DATA EXCERPT »
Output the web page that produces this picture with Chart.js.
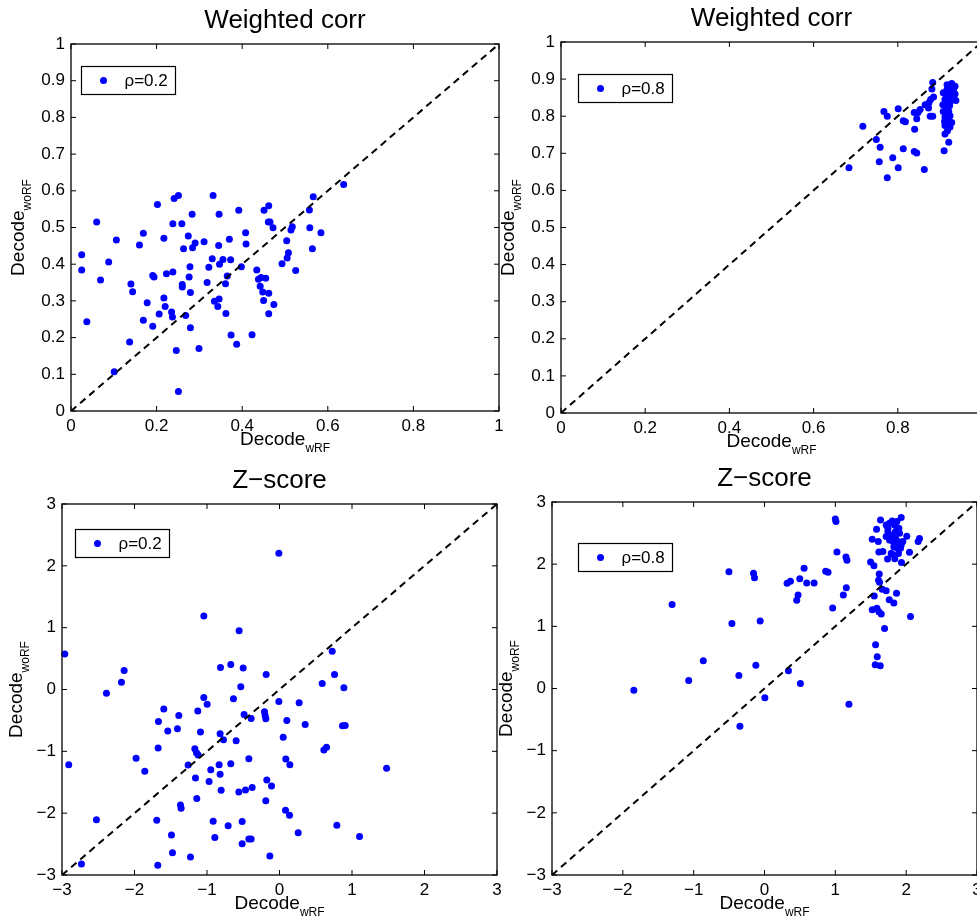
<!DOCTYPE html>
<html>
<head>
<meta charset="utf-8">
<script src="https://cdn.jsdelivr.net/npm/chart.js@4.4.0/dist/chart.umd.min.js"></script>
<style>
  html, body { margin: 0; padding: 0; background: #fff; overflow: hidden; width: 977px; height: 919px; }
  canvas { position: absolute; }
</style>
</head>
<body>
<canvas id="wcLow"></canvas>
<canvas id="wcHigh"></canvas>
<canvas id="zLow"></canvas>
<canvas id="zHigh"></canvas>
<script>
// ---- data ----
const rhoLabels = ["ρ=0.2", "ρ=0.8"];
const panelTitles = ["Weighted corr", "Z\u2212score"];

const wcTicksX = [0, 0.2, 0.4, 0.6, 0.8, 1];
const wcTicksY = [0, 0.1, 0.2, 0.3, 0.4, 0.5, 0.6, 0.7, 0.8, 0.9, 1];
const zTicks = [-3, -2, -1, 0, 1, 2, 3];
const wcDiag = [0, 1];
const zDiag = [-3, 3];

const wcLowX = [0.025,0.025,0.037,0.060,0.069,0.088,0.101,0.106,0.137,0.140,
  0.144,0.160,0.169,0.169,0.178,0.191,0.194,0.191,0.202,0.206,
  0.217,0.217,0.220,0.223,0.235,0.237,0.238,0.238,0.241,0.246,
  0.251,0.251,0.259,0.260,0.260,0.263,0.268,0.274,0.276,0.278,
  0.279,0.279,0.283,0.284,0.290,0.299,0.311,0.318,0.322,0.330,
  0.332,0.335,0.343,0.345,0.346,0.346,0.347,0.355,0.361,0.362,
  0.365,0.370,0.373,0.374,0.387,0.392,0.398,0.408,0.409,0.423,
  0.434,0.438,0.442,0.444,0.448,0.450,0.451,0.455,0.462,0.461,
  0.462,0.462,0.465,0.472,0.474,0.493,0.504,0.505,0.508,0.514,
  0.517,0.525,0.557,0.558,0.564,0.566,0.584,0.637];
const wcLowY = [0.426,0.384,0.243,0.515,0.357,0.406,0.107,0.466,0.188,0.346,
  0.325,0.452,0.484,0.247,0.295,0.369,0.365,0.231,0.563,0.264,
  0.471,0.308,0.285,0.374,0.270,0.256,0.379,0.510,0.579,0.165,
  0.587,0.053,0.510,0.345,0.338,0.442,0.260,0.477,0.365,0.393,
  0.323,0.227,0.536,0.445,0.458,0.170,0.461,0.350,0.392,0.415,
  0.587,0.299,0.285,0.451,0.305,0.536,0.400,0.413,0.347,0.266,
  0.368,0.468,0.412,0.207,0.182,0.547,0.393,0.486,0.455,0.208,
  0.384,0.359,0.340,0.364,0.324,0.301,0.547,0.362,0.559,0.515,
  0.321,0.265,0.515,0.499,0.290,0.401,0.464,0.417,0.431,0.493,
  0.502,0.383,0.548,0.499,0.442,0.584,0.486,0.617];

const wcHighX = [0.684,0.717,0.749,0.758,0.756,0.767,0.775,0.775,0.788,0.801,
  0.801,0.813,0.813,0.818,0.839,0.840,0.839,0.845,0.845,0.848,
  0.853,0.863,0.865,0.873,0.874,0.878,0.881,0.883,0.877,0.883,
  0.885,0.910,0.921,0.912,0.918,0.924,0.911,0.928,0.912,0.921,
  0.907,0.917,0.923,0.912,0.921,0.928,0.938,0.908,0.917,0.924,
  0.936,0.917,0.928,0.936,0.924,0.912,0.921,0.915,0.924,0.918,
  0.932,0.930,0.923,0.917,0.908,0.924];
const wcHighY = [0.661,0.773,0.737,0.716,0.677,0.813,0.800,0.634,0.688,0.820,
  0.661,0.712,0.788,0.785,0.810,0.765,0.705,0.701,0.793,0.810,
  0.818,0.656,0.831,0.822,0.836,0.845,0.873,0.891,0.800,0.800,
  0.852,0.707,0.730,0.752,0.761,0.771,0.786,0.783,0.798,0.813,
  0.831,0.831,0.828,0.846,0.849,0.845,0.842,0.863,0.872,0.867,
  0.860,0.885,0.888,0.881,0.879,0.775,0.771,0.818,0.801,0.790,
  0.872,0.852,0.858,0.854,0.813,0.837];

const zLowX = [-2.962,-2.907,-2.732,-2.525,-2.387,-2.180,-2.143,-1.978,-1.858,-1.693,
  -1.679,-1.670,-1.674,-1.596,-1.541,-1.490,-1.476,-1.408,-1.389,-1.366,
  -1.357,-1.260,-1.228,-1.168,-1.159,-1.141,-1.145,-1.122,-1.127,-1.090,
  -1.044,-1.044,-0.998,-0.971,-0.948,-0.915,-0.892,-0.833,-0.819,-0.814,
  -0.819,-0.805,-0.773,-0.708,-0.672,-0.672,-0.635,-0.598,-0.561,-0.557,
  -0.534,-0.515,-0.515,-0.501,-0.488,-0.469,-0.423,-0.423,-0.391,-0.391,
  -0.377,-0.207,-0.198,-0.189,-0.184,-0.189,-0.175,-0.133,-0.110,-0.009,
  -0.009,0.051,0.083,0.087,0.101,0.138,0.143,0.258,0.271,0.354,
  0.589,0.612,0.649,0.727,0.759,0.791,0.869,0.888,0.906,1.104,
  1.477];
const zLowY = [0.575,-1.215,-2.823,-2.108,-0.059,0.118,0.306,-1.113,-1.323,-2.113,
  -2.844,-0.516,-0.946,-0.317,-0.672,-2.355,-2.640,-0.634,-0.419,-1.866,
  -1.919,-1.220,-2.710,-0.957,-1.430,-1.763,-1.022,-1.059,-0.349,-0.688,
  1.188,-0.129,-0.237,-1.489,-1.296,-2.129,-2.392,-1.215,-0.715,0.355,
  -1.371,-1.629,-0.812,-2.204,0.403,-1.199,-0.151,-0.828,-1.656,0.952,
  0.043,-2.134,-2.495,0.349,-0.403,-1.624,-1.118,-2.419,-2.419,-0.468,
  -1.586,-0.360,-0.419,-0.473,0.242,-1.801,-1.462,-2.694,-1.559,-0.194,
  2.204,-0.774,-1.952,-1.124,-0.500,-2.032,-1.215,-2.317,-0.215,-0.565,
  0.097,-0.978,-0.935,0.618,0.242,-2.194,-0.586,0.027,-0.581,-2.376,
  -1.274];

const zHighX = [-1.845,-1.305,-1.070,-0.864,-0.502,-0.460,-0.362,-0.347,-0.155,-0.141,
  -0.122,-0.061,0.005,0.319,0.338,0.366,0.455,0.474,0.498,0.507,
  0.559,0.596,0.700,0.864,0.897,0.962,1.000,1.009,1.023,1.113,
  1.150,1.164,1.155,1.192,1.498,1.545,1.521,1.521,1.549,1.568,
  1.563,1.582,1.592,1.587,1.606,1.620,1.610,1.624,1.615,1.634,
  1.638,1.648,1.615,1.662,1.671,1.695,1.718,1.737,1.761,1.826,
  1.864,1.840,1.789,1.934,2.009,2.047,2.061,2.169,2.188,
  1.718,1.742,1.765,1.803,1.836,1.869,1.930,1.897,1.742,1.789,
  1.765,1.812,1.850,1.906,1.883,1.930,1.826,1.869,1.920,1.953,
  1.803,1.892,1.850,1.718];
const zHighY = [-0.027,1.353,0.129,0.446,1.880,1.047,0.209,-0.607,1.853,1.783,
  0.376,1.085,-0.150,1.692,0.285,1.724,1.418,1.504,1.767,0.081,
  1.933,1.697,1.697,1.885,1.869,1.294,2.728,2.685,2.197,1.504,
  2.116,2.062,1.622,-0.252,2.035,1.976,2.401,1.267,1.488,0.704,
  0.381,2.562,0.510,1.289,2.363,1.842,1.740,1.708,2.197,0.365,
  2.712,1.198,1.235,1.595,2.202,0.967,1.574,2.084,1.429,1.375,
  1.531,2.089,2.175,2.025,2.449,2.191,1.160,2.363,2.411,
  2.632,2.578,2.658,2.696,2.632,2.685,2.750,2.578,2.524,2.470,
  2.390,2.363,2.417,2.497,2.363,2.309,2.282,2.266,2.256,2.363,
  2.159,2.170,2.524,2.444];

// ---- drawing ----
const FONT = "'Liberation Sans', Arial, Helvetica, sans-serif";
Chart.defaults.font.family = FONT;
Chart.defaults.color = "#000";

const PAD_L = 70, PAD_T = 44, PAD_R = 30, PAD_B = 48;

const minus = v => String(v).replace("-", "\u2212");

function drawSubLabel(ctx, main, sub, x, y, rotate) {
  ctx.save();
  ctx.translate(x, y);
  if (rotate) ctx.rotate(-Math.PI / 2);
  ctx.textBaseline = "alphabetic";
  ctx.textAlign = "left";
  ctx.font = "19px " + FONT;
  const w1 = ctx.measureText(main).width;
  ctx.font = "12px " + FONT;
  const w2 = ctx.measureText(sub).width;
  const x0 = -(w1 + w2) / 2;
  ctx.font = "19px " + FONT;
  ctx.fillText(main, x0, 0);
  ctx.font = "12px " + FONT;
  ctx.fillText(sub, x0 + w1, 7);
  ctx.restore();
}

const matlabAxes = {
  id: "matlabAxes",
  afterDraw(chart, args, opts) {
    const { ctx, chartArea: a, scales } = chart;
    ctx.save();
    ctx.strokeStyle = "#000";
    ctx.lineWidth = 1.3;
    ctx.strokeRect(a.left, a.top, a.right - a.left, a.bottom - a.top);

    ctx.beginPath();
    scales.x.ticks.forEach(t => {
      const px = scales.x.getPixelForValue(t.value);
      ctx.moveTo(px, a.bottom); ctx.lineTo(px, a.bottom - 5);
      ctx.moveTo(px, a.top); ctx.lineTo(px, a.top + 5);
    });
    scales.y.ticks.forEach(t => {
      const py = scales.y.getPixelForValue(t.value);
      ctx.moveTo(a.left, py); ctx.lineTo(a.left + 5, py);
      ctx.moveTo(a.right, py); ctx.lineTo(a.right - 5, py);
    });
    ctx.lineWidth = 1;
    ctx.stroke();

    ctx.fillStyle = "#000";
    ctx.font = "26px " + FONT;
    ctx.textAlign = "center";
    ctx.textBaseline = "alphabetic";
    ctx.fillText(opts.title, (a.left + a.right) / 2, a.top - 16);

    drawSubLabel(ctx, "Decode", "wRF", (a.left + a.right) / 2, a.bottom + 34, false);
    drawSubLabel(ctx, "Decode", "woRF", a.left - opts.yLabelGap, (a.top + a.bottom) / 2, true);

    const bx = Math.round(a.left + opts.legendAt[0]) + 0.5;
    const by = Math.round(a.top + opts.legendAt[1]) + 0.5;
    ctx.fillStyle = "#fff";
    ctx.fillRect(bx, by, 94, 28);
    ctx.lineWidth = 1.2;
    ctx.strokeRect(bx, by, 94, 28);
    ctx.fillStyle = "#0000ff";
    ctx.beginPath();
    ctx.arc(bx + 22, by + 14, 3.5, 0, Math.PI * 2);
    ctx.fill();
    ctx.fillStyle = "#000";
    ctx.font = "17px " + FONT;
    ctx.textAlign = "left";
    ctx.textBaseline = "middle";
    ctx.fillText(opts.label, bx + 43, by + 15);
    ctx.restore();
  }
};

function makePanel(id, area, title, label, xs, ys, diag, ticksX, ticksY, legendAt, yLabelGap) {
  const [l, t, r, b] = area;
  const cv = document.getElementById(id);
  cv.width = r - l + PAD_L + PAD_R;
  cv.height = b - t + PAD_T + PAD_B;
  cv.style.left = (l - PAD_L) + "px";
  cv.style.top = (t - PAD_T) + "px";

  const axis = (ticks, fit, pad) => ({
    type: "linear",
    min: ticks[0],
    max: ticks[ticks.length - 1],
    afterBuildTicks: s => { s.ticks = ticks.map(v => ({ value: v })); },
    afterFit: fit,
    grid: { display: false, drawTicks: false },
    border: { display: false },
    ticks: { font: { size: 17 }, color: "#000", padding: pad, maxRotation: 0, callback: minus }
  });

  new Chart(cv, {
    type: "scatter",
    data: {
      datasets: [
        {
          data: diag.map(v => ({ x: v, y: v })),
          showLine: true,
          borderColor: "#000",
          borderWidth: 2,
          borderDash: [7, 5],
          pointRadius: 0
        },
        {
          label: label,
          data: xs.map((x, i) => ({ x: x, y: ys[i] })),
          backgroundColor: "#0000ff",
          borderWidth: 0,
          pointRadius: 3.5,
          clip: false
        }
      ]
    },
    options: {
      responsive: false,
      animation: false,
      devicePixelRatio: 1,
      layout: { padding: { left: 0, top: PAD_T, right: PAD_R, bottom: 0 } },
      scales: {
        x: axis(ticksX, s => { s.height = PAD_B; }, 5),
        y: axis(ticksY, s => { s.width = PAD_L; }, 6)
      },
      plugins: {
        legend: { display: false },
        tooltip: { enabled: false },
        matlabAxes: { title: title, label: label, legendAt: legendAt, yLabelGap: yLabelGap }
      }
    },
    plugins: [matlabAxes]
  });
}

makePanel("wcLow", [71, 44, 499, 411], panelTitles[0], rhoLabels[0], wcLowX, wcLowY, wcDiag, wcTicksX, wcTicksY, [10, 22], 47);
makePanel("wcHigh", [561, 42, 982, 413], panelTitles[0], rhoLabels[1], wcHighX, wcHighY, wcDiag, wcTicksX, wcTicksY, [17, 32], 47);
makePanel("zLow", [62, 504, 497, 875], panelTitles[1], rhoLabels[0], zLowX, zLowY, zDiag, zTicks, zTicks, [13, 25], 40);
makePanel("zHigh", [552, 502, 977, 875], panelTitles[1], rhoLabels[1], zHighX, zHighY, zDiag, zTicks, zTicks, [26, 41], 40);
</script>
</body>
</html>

TO BE DONE »
Every line from the start of the listing above through the line with "const zDiag = [-3, 3];" should be repeated exactly; skip the pictures and add nothing else.

WRITTEN RESPONSE »
Output the web page that produces this picture with Chart.js.
<!DOCTYPE html>
<html>
<head>
<meta charset="utf-8">
<script src="https://cdn.jsdelivr.net/npm/chart.js@4.4.0/dist/chart.umd.min.js"></script>
<style>
  html, body { margin: 0; padding: 0; background: #fff; overflow: hidden; width: 977px; height: 919px; }
  canvas { position: absolute; }
</style>
</head>
<body>
<canvas id="wcLow"></canvas>
<canvas id="wcHigh"></canvas>
<canvas id="zLow"></canvas>
<canvas id="zHigh"></canvas>
<script>
// ---- data ----
const rhoLabels = ["ρ=0.2", "ρ=0.8"];
const panelTitles = ["Weighted corr", "Z\u2212score"];

const wcTicksX = [0, 0.2, 0.4, 0.6, 0.8, 1];
const wcTicksY = [0, 0.1, 0.2, 0.3, 0.4, 0.5, 0.6, 0.7, 0.8, 0.9, 1];
const zTicks = [-3, -2, -1, 0, 1, 2, 3];
const wcDiag = [0, 1];
const zDiag = [-3, 3];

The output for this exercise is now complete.